A Silvio Cáceres lo persiguieron y lo asesinaron a las 8 de la mañana del domingo. Aunque jamás el grupo de vecinos de General Rodríguez admita sobre su frente la banda identificatoria que reza “homicida”. Lo corrieron durante unos 200 metros, lo rodearon, le pegaron duramente y Gastón Melcon, el camionero y comerciante, lo golpeó con su arma “tres o cuatro veces” hasta provocar la muerte.
La pasajera unidad nacida del miedo y abonada por el odio amasado en las zonas grises en las que los buenos vecinos se asumen como fuerza legal para combatir el delito se desvanece hasta dejar expuesta en soledad la sed homicida de Melcon. El colectivo social adquirió de repente un tinte efímero que produjo la disolución. Fue colectivo en tanto se amparó detrás del propósito de concretar el monopolio de la violencia punitiva al reo que osó traspasar la frontera de lo establecido. Una vez que reaparece e interviene el ropaje del Estado a plantear aquí estoy yo, único propietario legítimo de la fuerza se evidencia la fragilidad del colectivo disciplinador.
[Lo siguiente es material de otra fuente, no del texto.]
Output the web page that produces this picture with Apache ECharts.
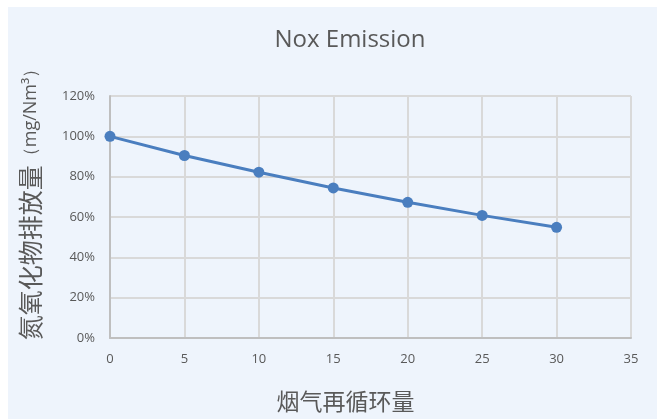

¿Qué hizo Cáceres para ser merecedor de la violencia punitiva de un grupo de buenos vecinos que salieron a la calle, lo persiguieron durante dos cuadras y sostuvieron (con el pensamiento o con la voz) el grito de “seguridad”, “seguridad”? Alguno dirá simplemente: rompió la ventanilla de un auto y quiso robar el estéreo. Pero hay una respuesta más medular y profunda. Cáceres rompió un pacto. Traicionó el contrato social. Y el contrato social se traiciona de muchas maneras. Hay quien -a ojos de los buenos vecinos- decide regresar al estado de los bárbaros violentos que toman con su mano aquello que desean por el simple hecho de que ese mismo acuerdo de los propietarios se lo vetó. Hay quien lo rompe en el instante mismo en que decide poner el pie del otro lado del límite férreo que le había marcado el sistema de exclusión.
El castigo al infractor a la ley penal -diría Foucault- ya no fue “cosa del Rey” y pasó a transformarse en “un bien social”. Y ahí -siempre en línea con el mismo Foucault- “el suplicio forma parte de un ritual. Es un elemento en la liturgia punitiva”.
En realidad, Cáceres no rompió ningún pacto ni contrato. Porque Cáceres no tenía cómo ni con quién pactar. Porque los buenos vecinos temerosos, aunados en colectivo social hacedor de la justicia punitiva persiguieron, golpearon y mataron ante su imprescindible necesidad de conservar el status quo del pacto social. Un pacto -definía Baratta- “entre una minoría de iguales que excluyó de la ciudadanía a todos los que eran diferentes. Un pacto de propietarios, blancos, hombres y adultos para excluir y dominar a individuos pertenecientes a otras etnias, mujeres, pobres y, sobre todo, niños”.
Cada tanto, ciertos colectivos (que nacen y se diluyen) asoman la cabeza simplemente para decir el pacto soy yo.